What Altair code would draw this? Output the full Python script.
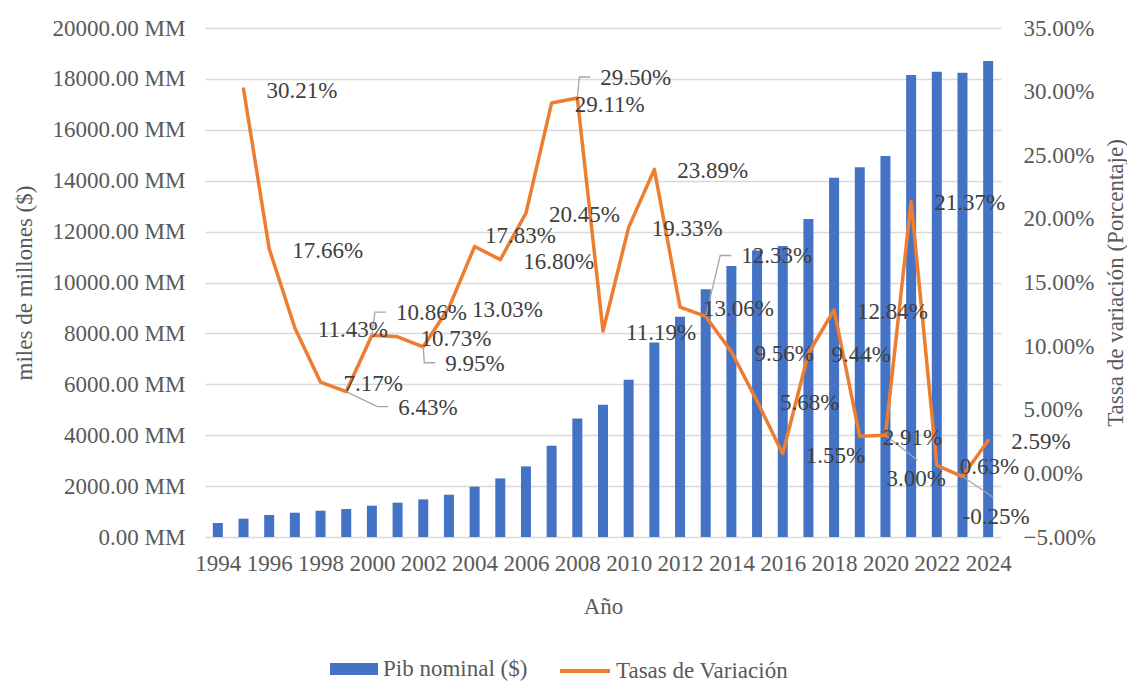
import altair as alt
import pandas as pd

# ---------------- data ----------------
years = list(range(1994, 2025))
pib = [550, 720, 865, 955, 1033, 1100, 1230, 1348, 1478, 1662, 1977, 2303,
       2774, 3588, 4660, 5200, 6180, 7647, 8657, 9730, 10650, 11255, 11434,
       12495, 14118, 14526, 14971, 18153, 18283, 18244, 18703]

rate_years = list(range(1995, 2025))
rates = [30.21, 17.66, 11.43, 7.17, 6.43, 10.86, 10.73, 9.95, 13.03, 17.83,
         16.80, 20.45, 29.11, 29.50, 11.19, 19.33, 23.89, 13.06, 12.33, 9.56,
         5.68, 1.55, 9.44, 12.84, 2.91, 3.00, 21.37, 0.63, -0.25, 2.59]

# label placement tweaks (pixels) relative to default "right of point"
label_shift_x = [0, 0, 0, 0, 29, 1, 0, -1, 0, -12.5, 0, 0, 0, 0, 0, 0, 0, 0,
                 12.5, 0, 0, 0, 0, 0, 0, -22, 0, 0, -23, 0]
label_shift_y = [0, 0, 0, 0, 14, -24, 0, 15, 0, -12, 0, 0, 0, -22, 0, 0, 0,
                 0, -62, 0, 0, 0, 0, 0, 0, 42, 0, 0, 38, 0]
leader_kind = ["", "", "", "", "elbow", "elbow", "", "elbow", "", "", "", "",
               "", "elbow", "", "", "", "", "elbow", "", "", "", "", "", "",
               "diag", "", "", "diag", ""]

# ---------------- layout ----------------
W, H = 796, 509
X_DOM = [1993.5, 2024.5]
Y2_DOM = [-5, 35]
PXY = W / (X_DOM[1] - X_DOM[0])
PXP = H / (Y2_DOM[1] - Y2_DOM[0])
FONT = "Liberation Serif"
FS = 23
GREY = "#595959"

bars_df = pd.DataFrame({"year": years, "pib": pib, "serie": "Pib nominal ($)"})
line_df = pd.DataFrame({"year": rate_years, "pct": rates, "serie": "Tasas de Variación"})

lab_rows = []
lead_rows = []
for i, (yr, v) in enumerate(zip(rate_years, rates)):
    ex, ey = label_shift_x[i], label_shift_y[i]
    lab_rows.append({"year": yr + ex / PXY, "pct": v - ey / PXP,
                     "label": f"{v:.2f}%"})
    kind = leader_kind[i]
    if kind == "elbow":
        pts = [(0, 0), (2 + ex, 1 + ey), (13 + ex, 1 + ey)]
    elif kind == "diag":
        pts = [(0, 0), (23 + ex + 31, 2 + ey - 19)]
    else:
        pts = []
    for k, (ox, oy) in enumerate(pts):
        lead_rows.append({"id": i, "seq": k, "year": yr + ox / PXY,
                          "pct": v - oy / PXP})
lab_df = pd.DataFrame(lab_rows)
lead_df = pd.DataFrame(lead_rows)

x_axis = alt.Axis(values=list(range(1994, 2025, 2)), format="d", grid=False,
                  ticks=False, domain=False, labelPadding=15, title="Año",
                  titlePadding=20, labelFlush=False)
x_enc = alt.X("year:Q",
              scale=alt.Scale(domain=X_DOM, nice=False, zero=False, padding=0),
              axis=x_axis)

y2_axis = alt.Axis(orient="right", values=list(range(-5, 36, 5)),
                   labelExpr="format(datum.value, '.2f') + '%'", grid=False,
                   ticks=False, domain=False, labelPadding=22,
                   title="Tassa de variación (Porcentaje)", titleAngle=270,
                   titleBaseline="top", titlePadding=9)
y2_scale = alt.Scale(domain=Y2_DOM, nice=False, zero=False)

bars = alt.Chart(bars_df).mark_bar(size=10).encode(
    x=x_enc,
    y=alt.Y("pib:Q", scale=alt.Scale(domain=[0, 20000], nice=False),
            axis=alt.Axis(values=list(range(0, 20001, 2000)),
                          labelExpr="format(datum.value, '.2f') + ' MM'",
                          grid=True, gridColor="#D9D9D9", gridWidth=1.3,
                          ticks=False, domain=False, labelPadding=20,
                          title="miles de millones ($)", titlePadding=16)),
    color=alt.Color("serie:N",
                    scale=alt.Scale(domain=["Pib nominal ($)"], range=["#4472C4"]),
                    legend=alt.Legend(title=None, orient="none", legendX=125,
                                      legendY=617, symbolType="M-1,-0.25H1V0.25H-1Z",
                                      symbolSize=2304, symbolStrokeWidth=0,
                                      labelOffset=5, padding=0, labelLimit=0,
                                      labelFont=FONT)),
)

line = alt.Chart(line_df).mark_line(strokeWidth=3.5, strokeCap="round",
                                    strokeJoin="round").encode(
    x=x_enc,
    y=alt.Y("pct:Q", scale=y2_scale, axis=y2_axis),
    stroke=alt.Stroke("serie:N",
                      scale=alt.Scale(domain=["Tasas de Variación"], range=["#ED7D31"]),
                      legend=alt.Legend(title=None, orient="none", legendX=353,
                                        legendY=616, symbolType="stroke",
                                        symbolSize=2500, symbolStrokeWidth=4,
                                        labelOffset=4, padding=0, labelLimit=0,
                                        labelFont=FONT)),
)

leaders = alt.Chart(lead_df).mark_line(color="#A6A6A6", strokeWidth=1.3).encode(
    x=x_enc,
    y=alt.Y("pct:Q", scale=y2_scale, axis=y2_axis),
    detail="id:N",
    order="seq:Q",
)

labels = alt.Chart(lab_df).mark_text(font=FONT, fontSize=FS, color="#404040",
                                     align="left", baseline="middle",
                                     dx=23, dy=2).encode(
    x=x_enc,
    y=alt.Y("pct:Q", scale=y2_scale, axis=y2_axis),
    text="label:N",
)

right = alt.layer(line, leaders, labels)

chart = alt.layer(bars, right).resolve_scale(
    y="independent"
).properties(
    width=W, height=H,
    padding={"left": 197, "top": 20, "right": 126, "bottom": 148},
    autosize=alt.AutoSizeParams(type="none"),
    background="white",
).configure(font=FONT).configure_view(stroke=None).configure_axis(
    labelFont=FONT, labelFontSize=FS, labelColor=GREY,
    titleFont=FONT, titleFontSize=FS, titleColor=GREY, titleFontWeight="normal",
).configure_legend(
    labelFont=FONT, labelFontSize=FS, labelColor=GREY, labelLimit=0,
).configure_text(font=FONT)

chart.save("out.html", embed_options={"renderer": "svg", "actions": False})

...

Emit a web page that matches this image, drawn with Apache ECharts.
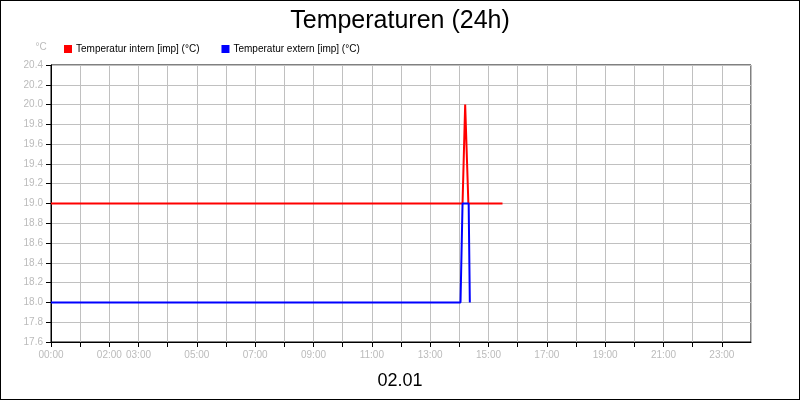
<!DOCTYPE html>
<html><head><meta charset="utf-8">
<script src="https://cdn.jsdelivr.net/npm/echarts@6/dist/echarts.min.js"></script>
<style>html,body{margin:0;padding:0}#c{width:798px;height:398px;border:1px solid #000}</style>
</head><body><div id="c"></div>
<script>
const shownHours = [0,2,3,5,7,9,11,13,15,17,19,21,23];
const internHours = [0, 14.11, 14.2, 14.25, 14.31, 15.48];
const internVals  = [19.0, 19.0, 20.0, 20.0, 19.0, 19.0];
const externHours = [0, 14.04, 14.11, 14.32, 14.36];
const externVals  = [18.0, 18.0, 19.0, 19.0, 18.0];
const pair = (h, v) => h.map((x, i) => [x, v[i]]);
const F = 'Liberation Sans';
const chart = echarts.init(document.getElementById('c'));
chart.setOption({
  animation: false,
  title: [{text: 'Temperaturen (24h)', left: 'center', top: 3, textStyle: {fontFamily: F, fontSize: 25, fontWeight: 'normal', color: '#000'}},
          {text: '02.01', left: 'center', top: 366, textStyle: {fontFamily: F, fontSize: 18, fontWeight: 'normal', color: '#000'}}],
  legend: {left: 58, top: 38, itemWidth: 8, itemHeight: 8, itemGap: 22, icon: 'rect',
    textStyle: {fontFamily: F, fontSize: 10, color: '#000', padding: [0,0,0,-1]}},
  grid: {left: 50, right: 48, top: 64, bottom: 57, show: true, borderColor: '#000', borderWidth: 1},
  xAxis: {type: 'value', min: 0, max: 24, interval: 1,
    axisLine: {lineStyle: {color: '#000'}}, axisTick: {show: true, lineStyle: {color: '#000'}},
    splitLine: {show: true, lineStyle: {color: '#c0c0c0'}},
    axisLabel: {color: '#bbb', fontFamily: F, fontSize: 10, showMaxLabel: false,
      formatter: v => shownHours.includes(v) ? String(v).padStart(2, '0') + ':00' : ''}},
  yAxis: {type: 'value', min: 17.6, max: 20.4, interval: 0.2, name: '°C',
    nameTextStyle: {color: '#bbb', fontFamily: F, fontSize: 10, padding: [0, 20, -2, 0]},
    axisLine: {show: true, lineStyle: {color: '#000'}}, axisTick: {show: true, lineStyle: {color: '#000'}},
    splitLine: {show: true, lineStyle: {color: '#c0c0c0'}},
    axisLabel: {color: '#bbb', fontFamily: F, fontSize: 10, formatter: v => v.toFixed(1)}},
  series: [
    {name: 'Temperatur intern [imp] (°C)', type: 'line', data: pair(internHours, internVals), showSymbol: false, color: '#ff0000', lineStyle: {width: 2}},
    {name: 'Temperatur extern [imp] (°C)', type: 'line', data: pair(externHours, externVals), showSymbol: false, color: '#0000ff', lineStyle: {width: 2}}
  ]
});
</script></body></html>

Problem: Track down every line of the material containing the string "script", and copy it.

The output:
What Altair code would draw this? Output the full Python script.
<script src="https://cdn.jsdelivr.net/npm/echarts@6/dist/echarts.min.js"></script>
<script>
</script></body></html>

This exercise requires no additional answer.